— begin Dataset excerpts —

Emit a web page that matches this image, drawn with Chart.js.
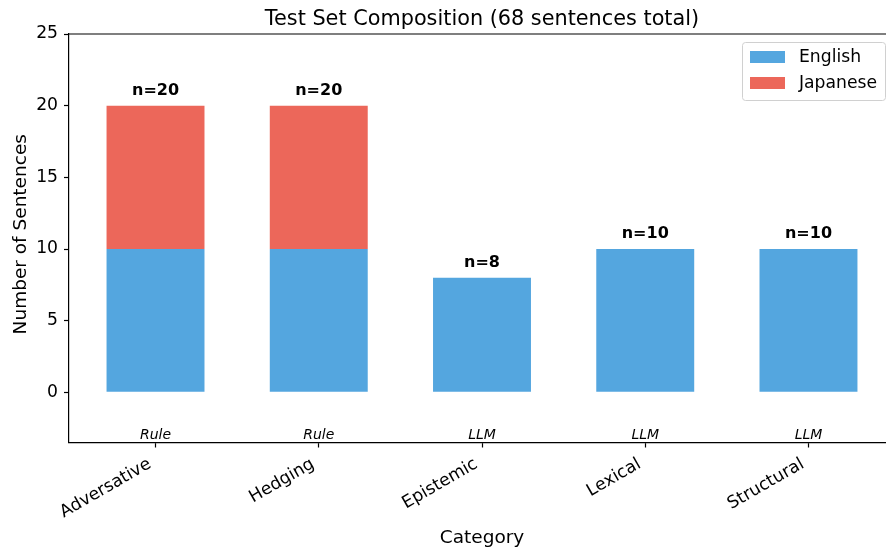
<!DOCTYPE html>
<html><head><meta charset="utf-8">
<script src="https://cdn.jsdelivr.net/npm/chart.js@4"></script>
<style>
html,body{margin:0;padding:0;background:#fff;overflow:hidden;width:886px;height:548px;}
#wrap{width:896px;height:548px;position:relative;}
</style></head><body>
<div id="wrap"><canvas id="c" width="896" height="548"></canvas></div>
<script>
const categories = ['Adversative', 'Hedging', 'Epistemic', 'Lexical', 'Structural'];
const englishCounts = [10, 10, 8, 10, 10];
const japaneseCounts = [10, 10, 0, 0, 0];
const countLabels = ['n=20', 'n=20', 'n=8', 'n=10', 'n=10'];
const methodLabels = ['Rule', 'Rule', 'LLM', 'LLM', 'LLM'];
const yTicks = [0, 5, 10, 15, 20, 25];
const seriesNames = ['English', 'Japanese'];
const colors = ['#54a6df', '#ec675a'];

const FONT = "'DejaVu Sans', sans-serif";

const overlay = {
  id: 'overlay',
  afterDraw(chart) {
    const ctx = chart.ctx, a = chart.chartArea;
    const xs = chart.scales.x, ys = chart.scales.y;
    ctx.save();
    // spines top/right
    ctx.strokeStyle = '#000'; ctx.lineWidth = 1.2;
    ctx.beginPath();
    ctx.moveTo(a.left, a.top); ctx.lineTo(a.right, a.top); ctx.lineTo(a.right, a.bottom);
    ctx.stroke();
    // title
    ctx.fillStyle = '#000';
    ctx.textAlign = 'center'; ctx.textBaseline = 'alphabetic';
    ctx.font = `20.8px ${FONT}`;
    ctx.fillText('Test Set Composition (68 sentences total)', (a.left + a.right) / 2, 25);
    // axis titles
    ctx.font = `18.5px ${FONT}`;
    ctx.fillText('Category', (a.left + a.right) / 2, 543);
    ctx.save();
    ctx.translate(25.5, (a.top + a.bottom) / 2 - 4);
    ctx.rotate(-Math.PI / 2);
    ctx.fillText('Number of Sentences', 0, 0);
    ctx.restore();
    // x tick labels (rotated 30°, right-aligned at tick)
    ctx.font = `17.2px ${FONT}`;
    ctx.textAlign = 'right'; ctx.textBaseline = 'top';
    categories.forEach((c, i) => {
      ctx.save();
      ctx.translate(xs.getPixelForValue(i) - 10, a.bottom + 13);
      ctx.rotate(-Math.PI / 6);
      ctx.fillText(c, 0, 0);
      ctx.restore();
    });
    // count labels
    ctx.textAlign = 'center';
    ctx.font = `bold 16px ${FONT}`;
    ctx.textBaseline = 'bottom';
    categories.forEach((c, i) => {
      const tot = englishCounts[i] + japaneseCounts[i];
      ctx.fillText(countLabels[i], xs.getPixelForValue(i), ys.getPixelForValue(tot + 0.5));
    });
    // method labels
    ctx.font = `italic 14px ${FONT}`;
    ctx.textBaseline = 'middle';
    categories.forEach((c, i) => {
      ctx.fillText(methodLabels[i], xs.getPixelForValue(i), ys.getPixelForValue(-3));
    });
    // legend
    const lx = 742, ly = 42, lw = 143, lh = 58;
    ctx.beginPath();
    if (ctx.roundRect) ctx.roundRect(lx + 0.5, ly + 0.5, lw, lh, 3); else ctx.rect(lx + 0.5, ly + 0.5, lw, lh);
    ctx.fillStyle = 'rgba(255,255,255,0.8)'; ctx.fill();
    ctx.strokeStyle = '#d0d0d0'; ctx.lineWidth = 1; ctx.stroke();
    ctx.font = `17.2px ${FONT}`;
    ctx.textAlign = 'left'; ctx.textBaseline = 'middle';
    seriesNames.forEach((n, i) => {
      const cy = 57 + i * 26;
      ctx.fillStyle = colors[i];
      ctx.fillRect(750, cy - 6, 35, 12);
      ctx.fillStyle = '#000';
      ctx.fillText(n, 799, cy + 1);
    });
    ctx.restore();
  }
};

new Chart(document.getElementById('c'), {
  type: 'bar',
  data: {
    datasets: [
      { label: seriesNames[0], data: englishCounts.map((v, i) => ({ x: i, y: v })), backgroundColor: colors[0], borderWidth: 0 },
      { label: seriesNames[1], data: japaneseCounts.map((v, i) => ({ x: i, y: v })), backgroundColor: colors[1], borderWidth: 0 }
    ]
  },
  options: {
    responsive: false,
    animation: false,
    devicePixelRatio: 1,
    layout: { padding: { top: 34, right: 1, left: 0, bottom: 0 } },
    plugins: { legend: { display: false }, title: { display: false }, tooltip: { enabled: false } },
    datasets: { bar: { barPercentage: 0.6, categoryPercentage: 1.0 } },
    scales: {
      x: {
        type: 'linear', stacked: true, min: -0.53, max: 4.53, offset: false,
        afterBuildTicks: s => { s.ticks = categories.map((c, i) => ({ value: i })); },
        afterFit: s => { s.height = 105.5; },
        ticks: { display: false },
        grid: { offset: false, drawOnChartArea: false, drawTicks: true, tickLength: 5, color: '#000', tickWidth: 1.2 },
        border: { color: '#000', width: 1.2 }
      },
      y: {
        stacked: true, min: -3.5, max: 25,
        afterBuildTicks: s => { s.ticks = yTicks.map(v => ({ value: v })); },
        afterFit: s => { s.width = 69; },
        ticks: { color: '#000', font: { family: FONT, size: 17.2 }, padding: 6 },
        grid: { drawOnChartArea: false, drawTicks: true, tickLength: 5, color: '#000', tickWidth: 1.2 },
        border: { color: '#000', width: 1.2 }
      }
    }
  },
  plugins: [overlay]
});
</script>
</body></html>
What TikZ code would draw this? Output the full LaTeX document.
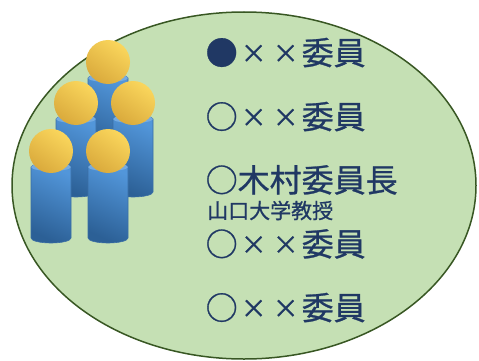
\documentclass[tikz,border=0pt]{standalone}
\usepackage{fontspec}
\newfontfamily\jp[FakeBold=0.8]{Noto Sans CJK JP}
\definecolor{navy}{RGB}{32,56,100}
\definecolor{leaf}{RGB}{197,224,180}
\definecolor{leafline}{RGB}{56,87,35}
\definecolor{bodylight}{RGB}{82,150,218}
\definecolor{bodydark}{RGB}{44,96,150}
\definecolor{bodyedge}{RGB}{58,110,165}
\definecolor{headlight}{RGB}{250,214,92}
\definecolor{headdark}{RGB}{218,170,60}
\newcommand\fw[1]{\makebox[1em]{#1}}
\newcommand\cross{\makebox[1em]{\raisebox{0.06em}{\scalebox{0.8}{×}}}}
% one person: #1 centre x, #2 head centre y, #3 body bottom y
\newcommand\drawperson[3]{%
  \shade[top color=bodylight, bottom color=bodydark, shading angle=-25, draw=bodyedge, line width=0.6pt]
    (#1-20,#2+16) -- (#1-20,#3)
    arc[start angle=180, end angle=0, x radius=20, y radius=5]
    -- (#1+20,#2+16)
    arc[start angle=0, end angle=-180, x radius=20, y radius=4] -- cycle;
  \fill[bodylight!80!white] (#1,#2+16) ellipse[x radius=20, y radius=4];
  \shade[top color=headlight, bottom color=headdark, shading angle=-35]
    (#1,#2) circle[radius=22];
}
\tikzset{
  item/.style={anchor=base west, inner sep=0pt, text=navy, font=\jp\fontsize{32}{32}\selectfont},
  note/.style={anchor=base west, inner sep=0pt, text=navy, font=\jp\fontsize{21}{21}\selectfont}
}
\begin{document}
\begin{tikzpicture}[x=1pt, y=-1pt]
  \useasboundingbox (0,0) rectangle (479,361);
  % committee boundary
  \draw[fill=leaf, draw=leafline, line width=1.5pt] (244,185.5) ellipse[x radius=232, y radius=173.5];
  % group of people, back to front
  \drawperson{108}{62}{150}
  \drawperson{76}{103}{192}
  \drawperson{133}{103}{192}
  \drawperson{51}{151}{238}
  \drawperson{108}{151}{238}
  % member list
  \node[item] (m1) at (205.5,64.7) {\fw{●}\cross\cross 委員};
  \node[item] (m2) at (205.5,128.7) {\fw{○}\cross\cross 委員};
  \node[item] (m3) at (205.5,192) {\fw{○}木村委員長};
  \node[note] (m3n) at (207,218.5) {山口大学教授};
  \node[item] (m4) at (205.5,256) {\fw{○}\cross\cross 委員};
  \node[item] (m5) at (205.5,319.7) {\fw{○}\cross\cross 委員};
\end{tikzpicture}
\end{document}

— end Dataset excerpts —

Locate and copy each line in the data above that includes the word "this".

Written response:
Emit a web page that matches this image, drawn with Chart.js.
What TikZ code would draw this? Output the full LaTeX document.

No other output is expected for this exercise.